Published 59 years ago and set in the late 1940s (i.e., about 70 years ago), Chaim  Potok's debut novel, The Chosen, feels like a novel from 100 years ago - maybe 200. The central story concerns two young men - we follow them from teenage years through college graduation - and their difficult friendship; their both Orthodox Jews in Brooklyn, so the playing out of their rivalries and family animosity - the narrator, Reuven, is from a somewhat emancipated household, his father is an intellectual who becomes an active Zionist after the war; Reuven's friend, Danny, is the son of a Hasidic rabbi, very strict and old world, opposed to Zionism because he and his sect believe only the Messiah, not a secular authority, can create a Jewish homeland. Well, talk about narcissism of small differences! To 99 percent of readers, it will be hard to see what drives these two guys apart: we're not talking about two people of different race or religion. Yet somehow this novel works - we really do care about these two kids and about the decisions they will have to make about their future. Will Danny's father bully him into becoming a Hasidic rabbi and community leader? Essentially, this is what today we call a "bromance," and almost to a ridiculous extent.
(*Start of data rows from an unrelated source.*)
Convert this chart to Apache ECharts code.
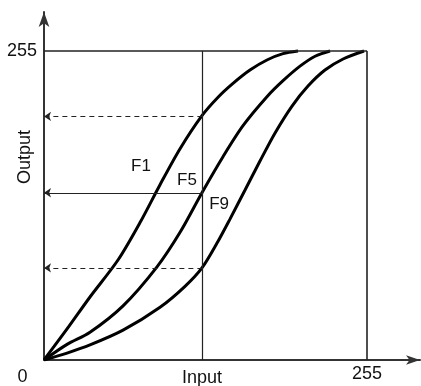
<!DOCTYPE html>
<html>
<head>
<meta charset="utf-8">
<script src="https://cdn.jsdelivr.net/npm/echarts@6/dist/echarts.min.js"></script>
<style>
html,body{margin:0;padding:0;background:#fff;}
#chart{width:421px;height:386px;}
</style>
</head>
<body>
<div id="chart"></div>
<script>
// ---- data ----
const curveNames = ['F1', 'F5', 'F9'];
const f1 = [[0,0],[18.2,25.6],[36.3,52],[58.4,82.5],[75.8,113.4],[91.6,144.7],[107.4,174.4],[124.7,201.7],[137.4,216.9],[149.2,228.3],[162.6,239.3],[176,247.6],[188.7,252.8],[200.5,255]];
const f5 = [[0,0],[18.2,12.9],[36.3,22.9],[62.4,44.7],[89.2,76.9],[107.4,105.4],[124.7,138.1],[141.3,167.8],[157.1,193.4],[176,217.3],[188.7,230.5],[202.1,242.5],[214,250.7],[225.8,255]];
const f9 = [[0,0],[18.2,5.7],[36.3,12.4],[62.4,24.6],[91.6,43.5],[111.3,60.8],[124.7,76],[136.6,96.5],[146.8,116.3],[158.7,140.3],[170.5,164.2],[182.4,187.4],[195.8,209.6],[208.4,226.1],[221.8,239.3],[236.1,248.4],[252.6,255]];
const curveLabelPos = [[76.6,159.7],[112.9,148.5],[138.2,128.7]];
const fullScale = 255;
const inputMarker = 125;
const outputLevels = [201, 138, 76];
const outputLevelDashed = [true, false, true];
const axisExtentX = 296.8;
const axisExtentY = 287.2;

const chart = echarts.init(document.getElementById('chart'), null, {renderer: 'canvas'});
const FONT = '"Liberation Sans", Arial, Helvetica, sans-serif';
const INK = '#111';

const curves = [f1, f5, f9];
const series = curves.map((d, i) => ({
  type: 'line',
  name: curveNames[i],
  data: d,
  smooth: 0.3,
  showSymbol: false,
  silent: true,
  lineStyle: {color: '#000', width: 3},
  markPoint: {
    silent: true,
    symbol: 'circle',
    symbolSize: 0,
    itemStyle: {color: 'rgba(0,0,0,0)'},
    label: {show: true, position: 'inside', formatter: curveNames[i], color: INK, fontSize: 17, fontFamily: FONT},
    data: [{coord: curveLabelPos[i]}]
  }
}));

const guideLines = [
  [{coord: [0, fullScale]}, {coord: [fullScale, fullScale]}],
  [{coord: [fullScale, 0]}, {coord: [fullScale, fullScale]}],
  [{coord: [inputMarker, 0], lineStyle: {width: 1.2}}, {coord: [inputMarker, fullScale]}]
];
const arrowLines = outputLevels.map((v, i) => [
  {coord: [inputMarker, v], lineStyle: {type: outputLevelDashed[i] ? [5, 4] : 'solid', width: 1.2}},
  {coord: [0, v]}
]);

series.push({
  type: 'line',
  data: [],
  silent: true,
  markLine: {
    silent: true,
    symbol: ['none', 'none'],
    label: {show: false},
    lineStyle: {color: '#222', width: 1.6, type: 'solid'},
    data: guideLines
  }
});
series.push({
  type: 'line',
  data: [],
  silent: true,
  markLine: {
    silent: true,
    symbol: ['none', 'arrow'],
    symbolSize: 7,
    label: {show: false},
    lineStyle: {color: '#222', width: 1.2},
    data: arrowLines
  }
});

chart.setOption({
  animation: false,
  backgroundColor: '#fff',
  grid: {left: 44, right: 1, top: 12, bottom: 26, containLabel: false},
  xAxis: {
    type: 'value', min: 0, max: axisExtentX, interval: fullScale,
    axisLine: {show: true, symbol: ['none', 'arrow'], symbolSize: [7, 14], lineStyle: {color: '#333', width: 2}},
    axisTick: {show: false},
    splitLine: {show: false},
    axisLabel: {showMinLabel: false, showMaxLabel: false, color: INK, fontSize: 18, fontFamily: FONT, margin: 5}
  },
  yAxis: {
    type: 'value', min: 0, max: axisExtentY, interval: fullScale,
    axisLine: {show: true, symbol: ['none', 'arrow'], symbolSize: [8, 15], lineStyle: {color: '#333', width: 2}},
    axisTick: {show: false},
    splitLine: {show: false},
    axisLabel: {showMinLabel: false, showMaxLabel: false, color: INK, fontSize: 18, fontFamily: FONT, margin: 7}
  },
  graphic: [
    {type: 'text', x: 22.5, y: 377, style: {text: '0', fill: INK, font: '18px ' + FONT, align: 'center', verticalAlign: 'middle'}},
    {type: 'text', x: 202, y: 378, style: {text: 'Input', fill: INK, font: '18px ' + FONT, align: 'center', verticalAlign: 'middle'}},
    {type: 'text', x: 25.5, y: 157, rotation: Math.PI / 2, style: {text: 'Output', fill: INK, font: '18px ' + FONT, align: 'center', verticalAlign: 'middle'}}
  ],
  series: series
});
</script>
</body>
</html>
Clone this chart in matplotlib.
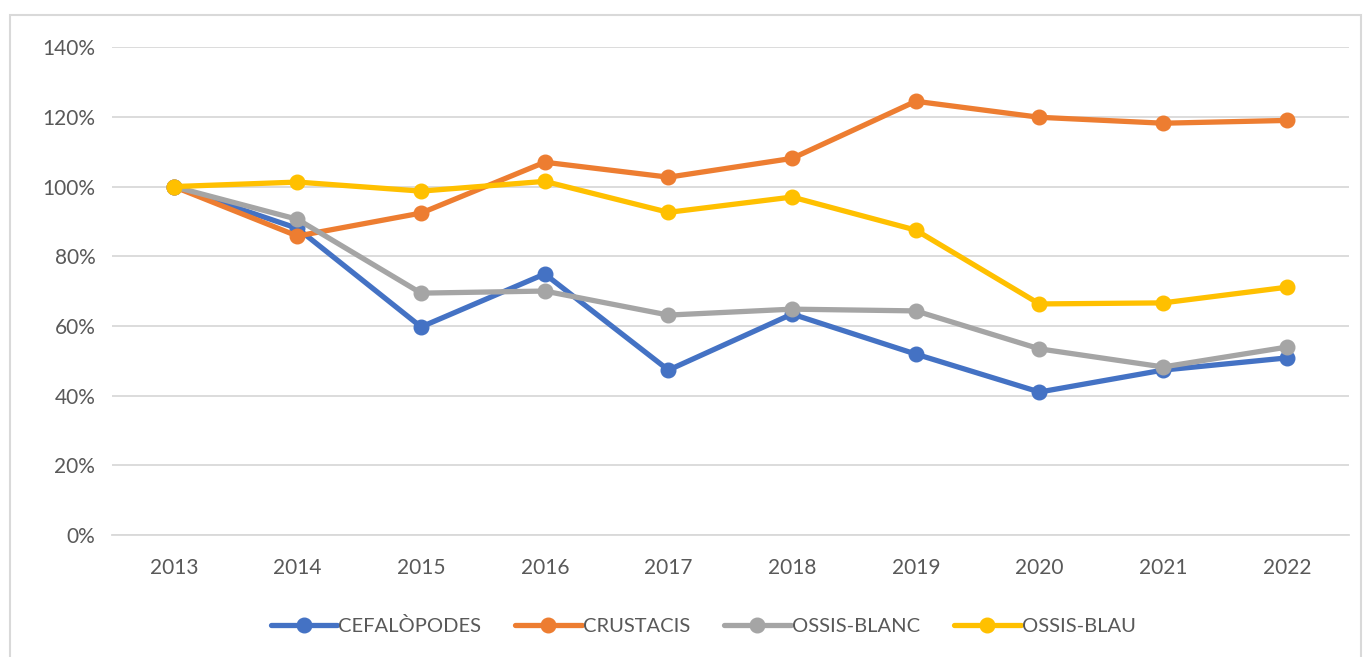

These two guys go through high school and college together, without a mention of girls, dating, sex (well, there's a mention - the narrator at one point notes that Danny's sister is pretty, and Danny assures him that her marriage partner has been selected already, as has his own - and that's the end of it). Potok wins us over through his very earnestness. There's not a moment of humor, every point he makes is belabored, the characters are constantly talking about their tiredness and weariness, the novel is filled with arcane discussion about philosophy and the history of Judaism (it starts with softball game, but Potok never again picks up the theme of sports or or any other interest), and there are in essence only 4 characters, the two boys and their fathers (women play no role; the few friends introduced in the opening section vanish from the scene) - and yet, and yet - we also believe these 4 characters - they don't seem like "characters in a book," in part, perhaps, because they're so unlikely as characters in a book. Once in a while, like a totally clumsy but relentless tennis player, a book fails on points of style but somehow manages to win the match.